Blog Relations
Parallels on the MacBook Pro
I’ve mentioned my search for a good sound editor on the Mac. Well I’ve found one. It’s Sony Sound Forge. Ah, but that’s Windows only, I hear you say. Ah yes, but with Parallels, you can run Windows on your Mac, so long as it’s one of the new ones with Intel inside.
Parallels opens up a virtual terminal within your Mac desktop. If you have an XP disc and license, you can install Windows inside the terminal. It’s not hard to do. Well, if I can do it, then it’s not difficult at all.
Sound Forge runs smoothly inside Parallels, but it was hard dealing with a large sound file until I noticed that you can distribute the computer’s ram between the Mac OS and Windows as you wish. You can save files inside folders than can be accessed by either system. If you press fn alt return, the Windows screen revolves round in impressive 3D and becomes a full screen.
It’s a little odd running Windows on the Mac, especially as I don’t have a right mouse button to click. I get confused between using the ctrl button and the Apple button. Otherwise Parallels makes it a lot easier to ween yourself off Windows because you know that you can have the best of both worlds. iMovie on the Mac – a really simple and great video editor – and Sound Forge on the Windows terminal – the best sound editor.
So is Mac really better than Windows? It certainly looks nicer, and it’s easier to find your favourite applications in the bar along the bottom. I also think it’s easier to have several applications open at once, and to switch between them, partly because they tend to open at different sizes so you can see one behind the other. It’s nice the way you can dock applications at the bottom where you can easily find them again. All in all, these little advantages do add up. But it really is useful to have the option to run Windows in tandem for those hard-to-find applications.

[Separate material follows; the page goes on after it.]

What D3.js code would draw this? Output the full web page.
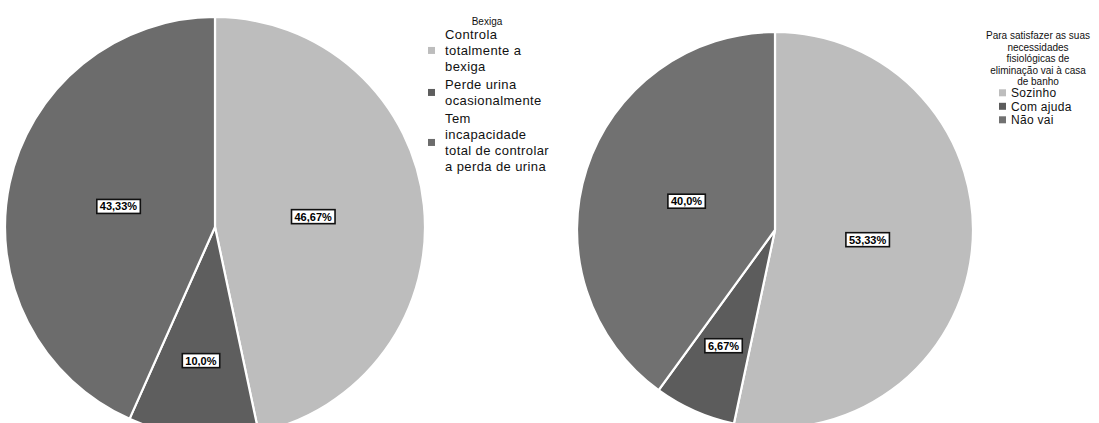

Switching has been made even easier by the fact that these days, most of what I do isn’t on either the Mac or Windows. Many of my applications are online – Google Documents, Bloglines, GMail, WordPress, – even a quick-fix picture editor. I keep media files on a big external hard drive, which is just as well, as I will have to give this Mac back to Exbiblio one day. It’s convenient to work like this in the day of the disposable computer that lasts a couple of years at max – and besides, I like to drop down to the Internet cafe to get away from wife and baby sometimes.
You can set up your trackpad so that when you place two fingers on it while you click, you get a right click (contextual menu). Set it up in System Prefs in OS X and it works just fine in parallels.